Sunday, September 15, 2013

Week 4 Prompt- the Black Legend in Empire and Religion

 Although I learned many things about the empires of central Mexico before encountering the Spanish, Conrad and Demarest did not engage directly with the Black Legend; at least until page 83,  their book doesn’t make too much of an effort to directly respond to the Legend.
Through the portion of the reading assigned for this week, I think that if Conrad and Demarest attempt to respond to the legend by refuting it, they do it indirectly. As discussed in class, the Black Legend was the idea spread by competitors, such as the British, that Spaniards mistreated natives in America upon interacting with them and that natives were subjugated to such treatment due to their inferiority.

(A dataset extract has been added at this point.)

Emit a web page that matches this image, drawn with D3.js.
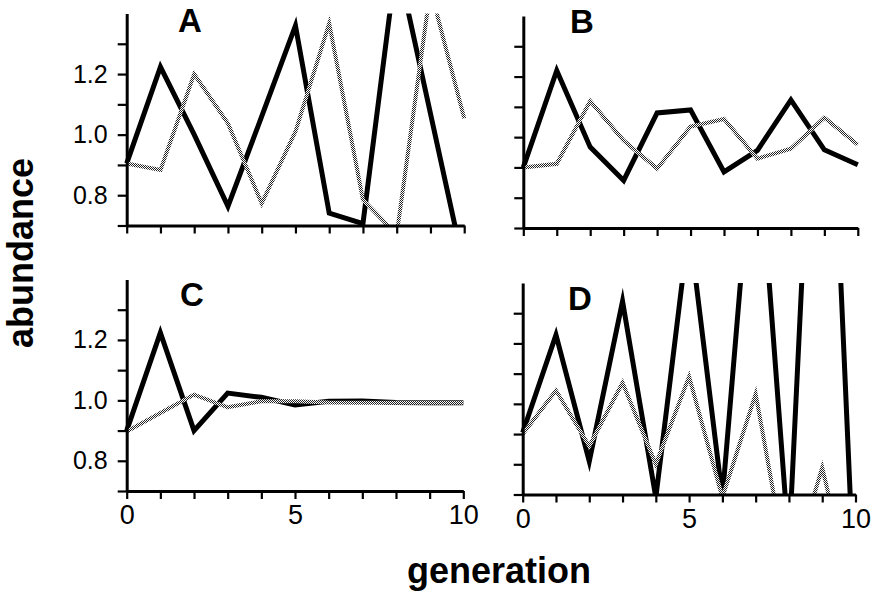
<!DOCTYPE html>
<html>
<head>
<meta charset="utf-8">
<script src="https://cdn.jsdelivr.net/npm/d3@7"></script>
<style>
  html, body { margin: 0; padding: 0; background: #fff; }
  svg { display: block; }
  text { font-family: "Liberation Sans", Arial, Helvetica, sans-serif; fill: #000; }
</style>
</head>
<body>
<svg id="chart" width="875" height="593"></svg>
<script>
// ---------- data ----------
const generations = [0, 1, 2, 3, 4, 5, 6, 7, 8, 9, 10];
const panelNames = ["A", "B", "C", "D"];

const seriesA_black = [0.905, 1.224, 1.0, 0.763, 1.06, 1.36, 0.741, 0.706, 1.58, 1.07, 0.56];
const seriesA_gray  = [0.905, 0.883, 1.2, 1.037, 0.773, 1.01, 1.367, 0.785, 0.67, 1.48, 1.054];

const seriesB_black = [0.90, 1.22, 0.967, 0.857, 1.08, 1.09, 0.885, 0.956, 1.123, 0.958, 0.909];
const seriesB_gray  = [0.90, 0.912, 1.119, 0.989, 0.896, 1.035, 1.06, 0.929, 0.962, 1.064, 0.975];

const seriesC_black = [0.90, 1.224, 0.90, 1.024, 1.01, 0.985, 0.997, 0.998, 0.993, 0.992, 0.992];
const seriesC_gray  = [0.897, 0.958, 1.019, 0.977, 0.997, 0.997, 0.993, 0.992, 0.992, 0.992, 0.992];

const seriesD_black = [0.905, 1.228, 0.81, 1.34, 0.69, 1.59, 0.69, 2.0, 0.53, 2.8, 0.3];
const seriesD_gray  = [0.90, 1.044, 0.86, 1.07, 0.80, 1.09, 0.69, 1.033, 0.42, 0.789, 0.32];

const yTickValues = [0.7, 0.8, 0.9, 1.0, 1.1, 1.2, 1.3];
const yTickLabels = [0.8, 1.0, 1.2];
const xTickValues = generations;
const xTickLabels = [0, 5, 10];
const yDomain = [0.7, 1.4];
const xDomain = [0, 10];

const blackSeries = [seriesA_black, seriesB_black, seriesC_black, seriesD_black];
const graySeries  = [seriesA_gray, seriesB_gray, seriesC_gray, seriesD_gray];

// ---------- layout (pixel positions) ----------
const layout = [
  { x0: 126.7, x1: 464.2, yBot: 225.5, yTop: 13.5, yLabels: true,  xLabels: false, lx: 178, ly: 32 },
  { x0: 523.3, x1: 857.8, yBot: 228.0, yTop: 16.0, yLabels: false, xLabels: false, lx: 570, ly: 33 },
  { x0: 126.7, x1: 463.3, yBot: 491.0, yTop: 279.5, yLabels: true, xLabels: true,  lx: 180, ly: 306 },
  { x0: 522.7, x1: 855.5, yBot: 494.5, yTop: 283.0, yLabels: false, xLabels: true, lx: 568, ly: 310 }
];

const svg = d3.select("#chart");
svg.append("rect").attr("width", 875).attr("height", 593).attr("fill", "#fff");

const defs = svg.append("defs");
const pat = defs.append("pattern")
  .attr("id", "halftone").attr("patternUnits", "userSpaceOnUse")
  .attr("width", 2).attr("height", 2);
pat.append("rect").attr("width", 2).attr("height", 2).attr("fill", "#ffffff");
pat.append("rect").attr("x", 0).attr("y", 0).attr("width", 1).attr("height", 1).attr("fill", "#222222");
pat.append("rect").attr("x", 1).attr("y", 1).attr("width", 1).attr("height", 1).attr("fill", "#222222");

const fmt = d3.format(".1f");

layout.forEach((L, i) => {
  const x = d3.scaleLinear().domain(xDomain).range([L.x0, L.x1]);
  const y = d3.scaleLinear().domain(yDomain).range([L.yBot, L.yTop]);
  const g = svg.append("g");

  const clipId = "clip" + i;
  defs.append("clipPath").attr("id", clipId)
    .append("rect")
    .attr("x", x(0) - 4).attr("y", y(1.4))
    .attr("width", x(10) - x(0) + 8).attr("height", y(0.7) - y(1.4));

  const line = d3.line().x((d, j) => x(generations[j])).y(d => y(d));

  const plot = g.append("g").attr("clip-path", `url(#${clipId})`);
  plot.append("path")
    .datum(blackSeries[i])
    .attr("d", line)
    .attr("fill", "none")
    .attr("stroke", "#000")
    .attr("stroke-width", 5)
    .attr("stroke-linejoin", "miter")
    .attr("stroke-miterlimit", 10);
  plot.append("path")
    .datum(graySeries[i])
    .attr("d", line)
    .attr("fill", "none")
    .attr("stroke", "url(#halftone)")
    .attr("stroke-width", 4)
    .attr("stroke-linejoin", "miter")
    .attr("stroke-miterlimit", 10);

  // y axis
  const yAxis = d3.axisLeft(y)
    .tickValues(yTickValues)
    .tickSize(9)
    .tickSizeOuter(0)
    .tickPadding(10)
    .tickFormat(d => (L.yLabels && yTickLabels.some(v => Math.abs(v - d) < 1e-9)) ? fmt(d) : "");
  const ya = g.append("g").attr("transform", `translate(${x(0)},0)`).call(yAxis);
  ya.select(".domain").attr("stroke", "#000").attr("stroke-width", 3);
  ya.selectAll(".tick line").attr("stroke", "#000").attr("stroke-width", 2.2);
  ya.selectAll(".tick text").attr("font-size", 25).attr("fill", "#000")
    .style("font-family", '"Liberation Sans", Arial, sans-serif');

  // x axis
  const xAxis = d3.axisBottom(x)
    .tickValues(xTickValues)
    .tickSize(8)
    .tickSizeOuter(0)
    .tickPadding(6)
    .tickFormat(d => (L.xLabels && xTickLabels.includes(d)) ? String(d) : "");
  const xa = g.append("g").attr("transform", `translate(0,${y(0.7)})`).call(xAxis);
  xa.select(".domain").attr("stroke", "#000").attr("stroke-width", 3);
  xa.selectAll(".tick line").attr("stroke", "#000").attr("stroke-width", 2.2);
  xa.selectAll(".tick text").attr("font-size", 27).attr("fill", "#000")
    .style("font-family", '"Liberation Sans", Arial, sans-serif');

  // panel letter
  svg.append("text")
    .attr("x", L.lx).attr("y", L.ly)
    .attr("font-size", 33).attr("font-weight", "bold")
    .text(panelNames[i]);
});

// axis titles
svg.append("text")
  .attr("transform", "translate(33,253) rotate(-90)")
  .attr("text-anchor", "middle")
  .attr("font-size", 36).attr("font-weight", "bold")
  .text("abundance");

svg.append("text")
  .attr("x", 499).attr("y", 583)
  .attr("text-anchor", "middle")
  .attr("font-size", 36).attr("font-weight", "bold")
  .text("generation");
</script>
</body>
</html>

One can certainly argue that Conrad and Demarest attempt to display natives such as the Mexica as more than inferior primitive cultures destined to be conquered, as evident when one they state that “the state cult of accelerated warfare and mass sacrifice was a timely ideological adaptation to the political environment of fifteenth-century Central Mexico.” (48); surely a society sophisticated enough to adapt to its political environment by using such methods as mass sacrifice wouldn’t be ignorant to Spanish intentions. By explaining the advanced state of the Mexica, their Toltec “predecessors,” and other Central Mexican groups prior to the Conquest Period, Conrad and Demarest indirectly address at least a portion of the Black Legend.

Although Conrad and Demarest don’t make it their mission to directly engage the Black Legend, one can certainly find instances in which they indirectly refute it.